Scott was one of two operators of the robot arm transporting the EVA crew during the six hour spacewalk to connect power, data and communications cables to the newly arrived Zvezda Service Module and the station. Additionally, he hand flew two complete fly-arounds of the station after performing the undocking from the station. STS-106 orbited the Earth 185 times, and covered 4.9 million miles in 11 days, 19 hours, and 10 minutes.
Undocking occurred at 10:46 p.m. CDT Sunday 17 September 2000 about 240 miles over Russia. Standing at a cockpit control panel and gazing out overhead windows, Scott gently eased the 85-ton shuttle back away from the station to a point about 350 feet directly above the station. Then with a few short pulses from the shuttle's 44 nose-and-tail steering thrusters, Scott began flying a two-hour double-loop nose-first course around the station to enable the crew to document the condition of the new crew quarters they had just installed.
The photo at the right is how the space station looked to the crew of Space Shuttle Atlantis immediately after undocking. Scott commented later, "It glistened out there in the different sunlight, watching the sunrise and sunset. The way it illuminated the solar arrays on the service module was just phenomenal. It sparkled like a jewel against the blue background of the oceans."

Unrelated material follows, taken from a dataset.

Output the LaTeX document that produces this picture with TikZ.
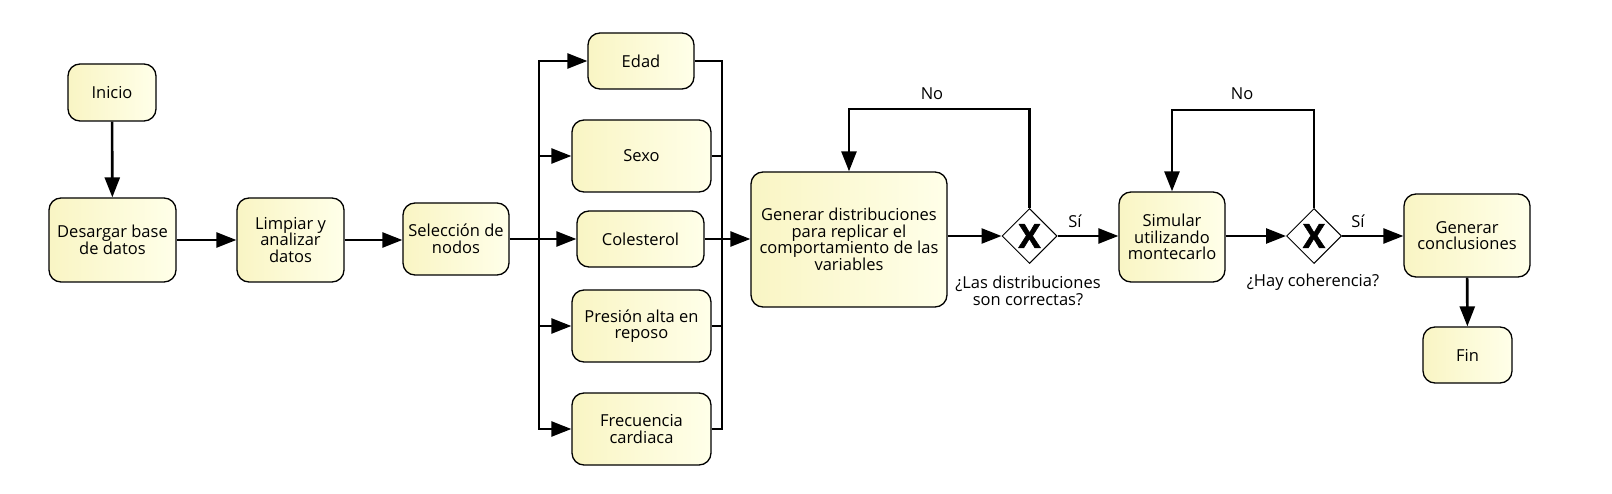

The space station is currently about the size of a 13-story building. Shown at the top is the pressurized mating adapter where Atlantis had been docked. Next is the Unity connecting module, followed by the Zarya control module, and the Zvezda service (crew quarters) module. At the bottom is the Progress supply spacecraft that the Atlantis crew unloaded during the mission.
Scott fired Atlantis' jets one final time to leave the station at 12:35 a.m. After preparing for re-entry and waiting for the weather to clear, the Shuttle Atlantis returned to Kennedy Space Center at 2:56 a.m. CDT Wednesday, 20 September 2000, ending Scott's second mission.
Scott continues working in the NASA shuttle program.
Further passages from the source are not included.